Pentax 645z with 80-160mm lens @ 160mm
1/20sec @ f/11 @ ISO 500
There is a full moon 12 times a year (Duhh!). Occasionally when the moon is closer to the Earth in its orbit than usual it's called a Supermoon. It's not really that "super" and it only appears marginally bigger and brighter than usual, but popular culture demands that we label such events.
But for a photographer the full moon rising, as it does almost exactly at sunset, is always an opportunity to do a bit of landscape photography.
In south-central Ontario on September 8, 2014 the skies had been crystal clear for two days, and though clouds rolled in a few hours later, for moonrise it couldn't have been clearer.
Two questions arose – what to use as a foreground, and what focal length to use. I decided that the world didn't need another super-close-up of the moon, and so I set out to find an interesting subject.
Raw file as shot
The location I chose is one not far from my home, high on a hill facing east. A copse of trees that I had photographed just the week before, as a major storm passed though, and which I wrote about here.
I had hoped to replicate roughly the same framing, but even before arriving on the hilltop, I checked The Photographer's Ephemeris and saw that the angle would be wrong; off by more than 30 degrees.
Somewhat let down I nevertheless did a couple of dozen frames over about a thirty minute period as the moon rose, with different compositions and focal lengths from 45mm to 300mm.

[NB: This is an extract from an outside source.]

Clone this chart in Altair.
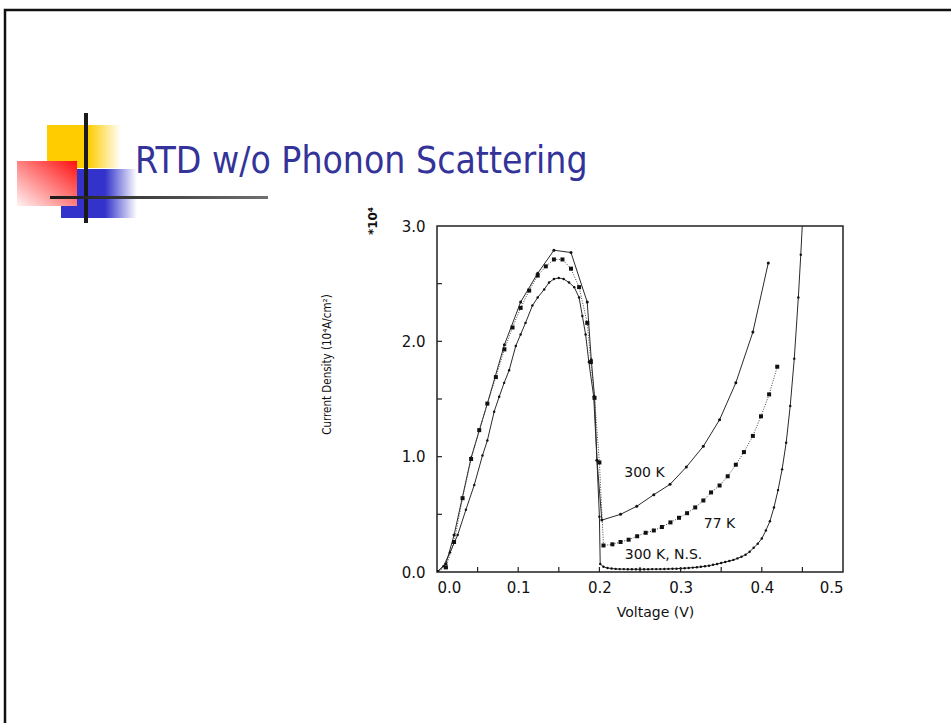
import altair as alt
import pandas as pd

# ---------------- data ----------------
# 300 K (solid line, small dots)
v300 = [0, 0.011, 0.021, 0.042, 0.062, 0.083, 0.103, 0.124, 0.144, 0.165, 0.185,
        0.190, 0.194, 0.197, 0.203, 0.226, 0.246, 0.267, 0.287, 0.307, 0.328,
        0.348, 0.368, 0.389, 0.408]
j300 = [0, 0.07, 0.32, 0.99, 1.46, 1.97, 2.34, 2.59, 2.79, 2.77, 2.34,
        1.84, 1.52, 0.97, 0.45, 0.50, 0.57, 0.67, 0.76, 0.91, 1.09,
        1.32, 1.64, 2.08, 2.68]

# 77 K (dotted line, square markers)
v77 = [0, 0.011, 0.021, 0.0315, 0.042, 0.052, 0.062, 0.0725, 0.083, 0.093, 0.103,
       0.1135, 0.124, 0.134, 0.144, 0.1545, 0.165, 0.175, 0.185, 0.1895, 0.194,
       0.200, 0.205, 0.216, 0.226, 0.236, 0.2465, 0.257, 0.267, 0.277, 0.2875,
       0.298, 0.308, 0.318, 0.328, 0.3375, 0.348, 0.358, 0.368, 0.378, 0.389,
       0.399, 0.409, 0.419]
j77 = [0, 0.04, 0.26, 0.64, 0.98, 1.23, 1.46, 1.69, 1.93, 2.12, 2.29,
       2.44, 2.57, 2.65, 2.71, 2.71, 2.63, 2.47, 2.16, 1.82, 1.51,
       0.95, 0.23, 0.24, 0.26, 0.28, 0.31, 0.34, 0.36, 0.39, 0.43,
       0.47, 0.51, 0.56, 0.62, 0.69, 0.75, 0.83, 0.93, 1.04, 1.18,
       1.35, 1.54, 1.78]

# 300 K, no scattering (solid line, dense small dots)
vns = [0, 0.008, 0.016, 0.0254, 0.0356, 0.0459, 0.056, 0.062, 0.0704, 0.0766,
       0.0827, 0.0889, 0.097, 0.103, 0.109, 0.1175, 0.124, 0.132, 0.138, 0.144,
       0.150, 0.156, 0.1626, 0.169, 0.175, 0.179, 0.183, 0.187, 0.193, 0.197,
       0.200, 0.201, 0.205, 0.210, 0.215, 0.220, 0.225, 0.230, 0.235, 0.240,
       0.245, 0.250, 0.255, 0.260, 0.265, 0.270, 0.275, 0.280, 0.285, 0.290,
       0.295, 0.300, 0.305, 0.310, 0.315, 0.320, 0.325, 0.330, 0.335, 0.340,
       0.345, 0.350, 0.355, 0.360, 0.365, 0.370, 0.375, 0.380, 0.385, 0.390,
       0.395, 0.400, 0.405, 0.410, 0.415, 0.420, 0.425, 0.430, 0.435, 0.440,
       0.445, 0.448, 0.452]
jns = [0, 0.05, 0.17, 0.32, 0.54, 0.755, 1.01, 1.14, 1.39, 1.52,
       1.64, 1.75, 1.96, 2.06, 2.16, 2.31, 2.38, 2.45, 2.51, 2.54,
       2.55, 2.54, 2.51, 2.47, 2.38, 2.22, 2.06, 1.82, 1.52, 0.97,
       0.48, 0.07, 0.045, 0.035, 0.03, 0.027, 0.025, 0.025, 0.024, 0.024,
       0.024, 0.024, 0.024, 0.024, 0.025, 0.025, 0.025, 0.026, 0.027, 0.028,
       0.029, 0.031, 0.033, 0.035, 0.038, 0.041, 0.045, 0.05, 0.055, 0.062,
       0.07, 0.078, 0.087, 0.095, 0.105, 0.118, 0.132, 0.15, 0.175, 0.21,
       0.245, 0.29, 0.36, 0.44, 0.56, 0.71, 0.89, 1.12, 1.44, 1.85,
       2.38, 2.75, 3.3]

x_minor = [0.05, 0.10, 0.15, 0.20, 0.25, 0.30, 0.35, 0.40, 0.45]
y_minor = [0.5, 1.0, 1.5, 2.0, 2.5]
x_labels = [0.0, 0.1, 0.2, 0.3, 0.4, 0.5]
y_labels = [0.0, 1.0, 2.0, 3.0]

curve_text = ["300 K", "77 K", "300 K,  N.S."]
curve_v = [0.2555, 0.348, 0.279]
curve_j = [0.858, 0.42, 0.147]

# ---------------- geometry (page pixels) ----------------
L, T, W, H = 437, 226, 406, 346


def px(X):
    return X - L


def py(Y):
    return Y - T


xs = alt.Scale(domain=[0, 0.5], nice=False, zero=False)
ys = alt.Scale(domain=[0, 3.0], nice=False, zero=False)

def frame(v, j):
    return pd.DataFrame({"V": v, "J": j, "i": list(range(len(v)))})

d300, d77, dns = frame(v300, j300), frame(v77, j77), frame(vns, jns)

X = alt.X("V:Q", scale=xs,
          axis=alt.Axis(values=x_labels, format=".1f", title="Voltage (V)",
                        titleX=655 - L, titleY=612 - (T + H), titleAlign="center",
                        titleBaseline="middle", titleFont="DejaVu Sans",
                        titleFontSize=14, titleFontWeight="normal",
                        labelPadding=8))
Y = alt.Y("J:Q", scale=ys,
          axis=alt.Axis(values=y_labels, format=".1f",
                        title="Current Density (10⁴A/cm²)",
                        titleX=px(327), titleY=py(364), titleAlign="center",
                        titleBaseline="middle", titleAngle=270,
                        titleFont="DejaVu Sans Condensed, Liberation Sans",
                        titleFontSize=11.5, titleFontWeight="normal",
                        labelPadding=12))

LINE = "#2a2a2a"
DOT = "#111111"

l300 = alt.Chart(d300).mark_line(color=LINE, strokeWidth=1, clip=True).encode(
    x=X, y=Y, order="i:Q")
p300 = alt.Chart(d300).mark_point(filled=True, shape="circle", size=9,
                                  color=DOT, opacity=1, clip=True).encode(x="V:Q", y="J:Q")
l77 = alt.Chart(d77).mark_line(color="#444444", strokeWidth=1, strokeDash=[1, 1.5],
                               clip=True).encode(x="V:Q", y="J:Q", order="i:Q")
p77 = alt.Chart(d77).mark_point(filled=True, shape="square", size=16,
                                color=DOT, opacity=1, clip=True).encode(x="V:Q", y="J:Q")
lns = alt.Chart(dns).mark_line(color=LINE, strokeWidth=1, clip=True).encode(
    x="V:Q", y="J:Q", order="i:Q")
pns = alt.Chart(dns).mark_point(filled=True, shape="circle", size=6,
                                color=DOT, opacity=1, clip=True).encode(x="V:Q", y="J:Q")

# inner tick marks
tx = alt.Chart(pd.DataFrame({"V": x_minor})).mark_rule(color="#222", strokeWidth=1.2).encode(
    x="V:Q", y=alt.value(H), y2=alt.value(H - 5))
ty = alt.Chart(pd.DataFrame({"J": y_minor})).mark_rule(color="#222", strokeWidth=1.2).encode(
    y="J:Q", x=alt.value(0), x2=alt.value(5))

# curve labels
lab = alt.Chart(pd.DataFrame({"V": curve_v, "J": curve_j, "t": curve_text})).mark_text(
    font="DejaVu Sans", fontSize=14, color="#111", align="center", baseline="middle").encode(
    x="V:Q", y="J:Q", text="t:N")

one = pd.DataFrame({"k": [0]})

mult = alt.Chart(one).mark_text(text="*10⁴", angle=270, font="DejaVu Sans", fontSize=12,
                                fontWeight="bold", color="#111", align="center",
                                baseline="middle").encode(
    x=alt.value(px(373)), y=alt.value(py(221)))

# ---------------- slide decoration ----------------
def grad(stops, x1=0, y1=0, x2=1, y2=0):
    return alt.LinearGradient(gradient="linear",
                              stops=[alt.GradientStop(color=c, offset=o) for o, c in stops],
                              x1=x1, y1=y1, x2=x2, y2=y2)

def box(x0, y0, x1, y1, **kw):
    return alt.Chart(one).mark_rect(**kw).encode(
        x=alt.value(px(x0)), x2=alt.value(px(x1)), y=alt.value(py(y0)), y2=alt.value(py(y1)))

border = box(5, 10, 980, 760, filled=False, stroke="#111", strokeWidth=2.5)
yellow = box(47, 125, 121, 168, fill=grad([(0, "#FFCC00"), (0.56, "#FFCC00"),
                                           (1, "rgba(255,204,0,0)")]))
blue = box(61, 169, 137, 218, fill=grad([(0, "#3333CC"), (0.58, "#3333CC"),
                                         (1, "rgba(51,51,204,0)")]))
red = box(17, 161, 77, 206, fill=grad([(0, "#FF1010"), (1, "#FFF2F2")],
                                      x1=1, y1=0, x2=0, y2=1))
vbar = box(84, 113, 88, 223, fill="#1a1a1a")
hbar = box(50, 196, 268, 199, fill=grad([(0, "#1a1a1a"), (1, "#707070")]))

title = alt.Chart(one).mark_text(text="RTD w/o Phonon Scattering",
                                 font="DejaVu Sans Condensed, Liberation Sans",
                                 fontSize=37, color="#333399", align="left",
                                 baseline="alphabetic").encode(
    x=alt.value(px(135)), y=alt.value(py(173)))

chart = alt.layer(
    border, yellow, blue, red, vbar, hbar, title,
    l300, l77, lns, p300, p77, pns, tx, ty, lab, mult
).properties(
    width=W, height=H,
    autosize=alt.AutoSizeParams(type="none"),
    padding={"left": L, "top": T, "right": 951 - L - W, "bottom": 723 - T - H},
    background="white",
).configure_view(
    stroke="#222", strokeWidth=1.5
).configure_axis(
    domain=False, ticks=False, grid=False,
    labelFont="DejaVu Sans", labelFontSize=15, labelColor="#111",
    titleColor="#111"
)

chart.save("out.html", embed_options={"renderer": "svg", "actions": False})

None of them really satisfies me, but the one that I liked best is shown on this page .
As can be seen from the image at the top of the page as compared to the 100% crop immediately above, this is one of those shots that doesn't work all that well displayed online. The moon is simply to small and the shadow details are hidden. But on a well light 20X24" print, and with the available resolution of a medium format file, the photograph is actually quite arresting.
Post processing was minimal. Some cropping, lightening the foreground a bit, sharpening and a slight "clarity" brush on the moon.

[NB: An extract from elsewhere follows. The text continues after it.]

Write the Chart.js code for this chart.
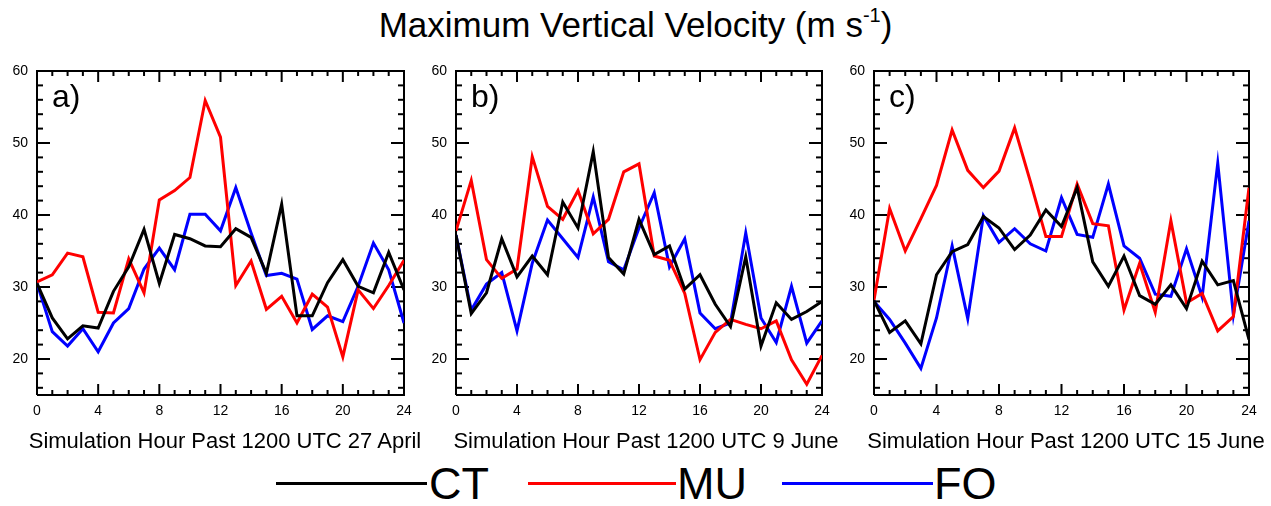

The exposure was straightforward, with f/11 chosen to be sure that both the trees and moon would be in focus – though the copse was at least 125 meters away. I wasn't too concerned about the shutter speed being in the "nervous" zone at 1/20 second, because my experience has shown me that with the 645z system the only lens where I need have any concern about slow speed shutter vibration is the 300mm.